Freddie Papazyan Ph.D. Candidate at UC San Diego Economics
Welcome to my website!
My research is on political economics and economic theory. My recent projects are on power dynamics, dynamic games, strategic communication, and mechanism design.
Before joining UC San Diego I received a Master's in Applied Mathematics from the University of Southern California.

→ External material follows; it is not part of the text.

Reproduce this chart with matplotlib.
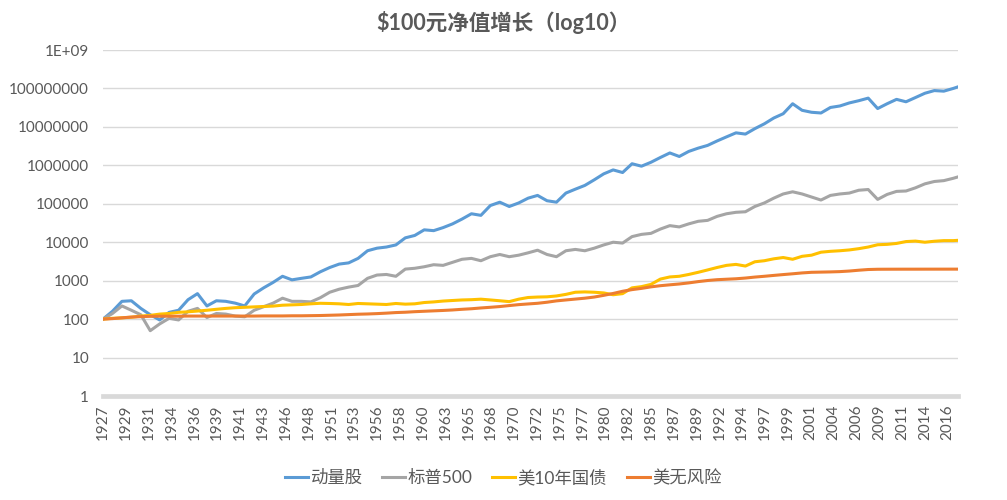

This paper provides a portable framework for analyzing how the balance-of-power in a group of people evolves over time. N non-overlapping generations of players compete for control over the group's wealth by accumulating power, modeled as capital that enhances one's ability to forcefully redistribute wealth. The choices players make in this dynamic contest determines how the group's balance-of-power evolves over time. In equilibrium, a group's initial balance-of-power determines the trajectory it takes, and indeed the steady-state it approaches. Three classes of steady-state are observed in equilibrium: Inclusive, Oligarchic, and Dictatorial. To reach an inclusive steady state (where all players are equally powerful), players must begin on roughly equal footing. Otherwise, the group heads towards dictatorship or oligarchy, where all power is held by one or a few players, respectively. In addition to providing a rigorous explanation for the observed tendency of large organizations to devolve into oligarchies, this paper also makes a sharp prediction about the effect of group size on the strength and feasibility of dictatorships.